With S/4HANA the complete group picture at the push of a button
Future-proof processes in accounting, controlling and reporting are elementary for global players. The international glass technology specialist Schott AG is switching from the old SAP environment to the new, digital S/4HANA world. Processes are being digitised and system-supported, forward-looking analyses are becoming possible – in all countries and companies worldwide.
From a management perspective, logistical and financial questions always arise: At which location can a product be produced most cheaply? Where do I have the shortest transport routes? Does the initial cost and price calculation fit? These are precisely the questions Schott asked itself. The Mainz-based company with a 135-year history generates global sales of 2.2 billion euros and has 16,200 employees.
A global controlling area
Change management is at the heart of these projects. At Schott, there are 80 companies that have to be converted. There are 270 finance employees in the group who need to be picked up as part of the change management. Then there are the stakeholders in the group who use the processes or sub-processes or draw information from the business processes.
Schott’s existing ONE Finance system has uniform standards, processes, data bases and a uniform organisational structure based on the current SAP ECC system. The company-wide control results both on the controlling and on the accounting side. With the help of S/4HANA, this is to be further developed in the coming years. In this way, Schott will achieve comprehensive reporting based on optimised data structures. This means: a global controlling area, a fiscal year variant and a detailed specification of the functional areas.
S/4HANA accelerates business processes
“ONE Finance offers us the opportunity to make our system more granular, more concise, more flexible and faster in order to be able to react much better to market situations,” explains CFO Jens Schulte.

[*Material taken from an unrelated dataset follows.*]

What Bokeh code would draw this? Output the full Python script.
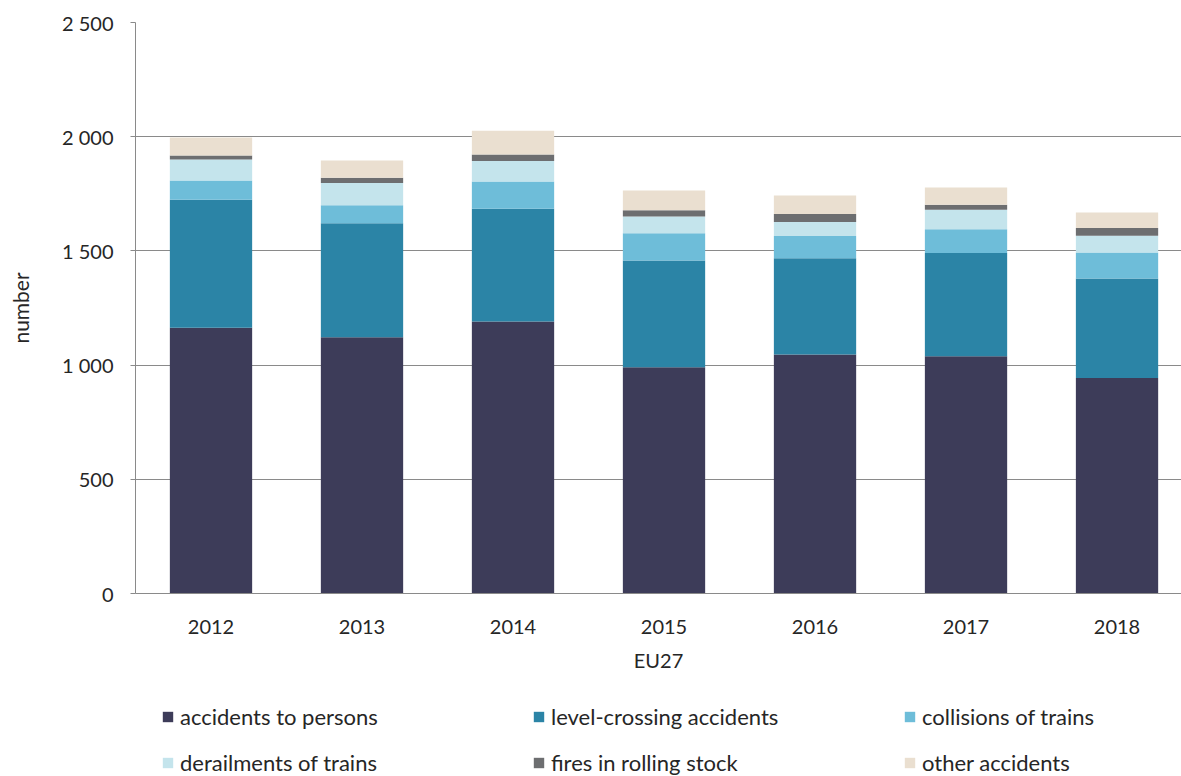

As a development plan, S/4HANA establishes a whole series of guard rails that will shape the integrated system of the entire company over a period of 20 or more years. “We expect a whole range of benefits that will take us forward, whether that’s faster or better decisions in our day-to-day business. S/4HANA is a big investment that our group is making as part of the system evolution. It involves a lot of resources. We wanted to get as much out of it as possible for our business,” says Schulte. Therefore, the changeover to S/4HANA as a technological upgrade (brownfield) alone would not be enough for Schott.